When I started working on a client’s e-commerce touchscreen kiosk application, I scoured the web looking for best practices and usability specific to touchscreen interfaces. Touchscreen interfaces were always a side bar in any book discussing web usability. All I could find was 54 pixels and 10 pixels, minimum size of touchscreen buttons and the minimum spacing between buttons.
I frankensteined together the beginnings of a best practices for touchscreen interface usability and design. I used my many years of experience in design and interpolated from all the web usability knowledge I could find. It wasn’t pretty and there was a little bit of trial and error.
Now several years later, I’m back to the web to share what I’ve learned. I’ve wrestled with the below topics and more.

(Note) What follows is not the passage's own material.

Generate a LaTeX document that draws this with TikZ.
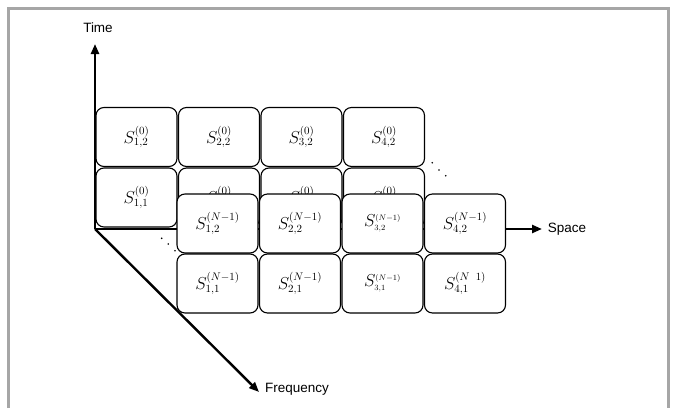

- Internationalization with Asian Languages
- Usability versus Branding
- Text Formatting
- Scroll Bars!
- White Space versus Decision Points per Screen
- Readability
- Unique Layout Constraints
- Screen Flow Issues
My goal with this blog is to create a dialogue for designers to discuss these issues and build a living best practices document for touchscreen interface usability and design.
I’m not talking about multi-touch smart phones. The multi-touch aspect creates its own usability issues. I’m talking about Red Box, airport check-in kiosks, mall informational kiosks, etc… I saw a POS kiosk at Jack in the Box last weekend!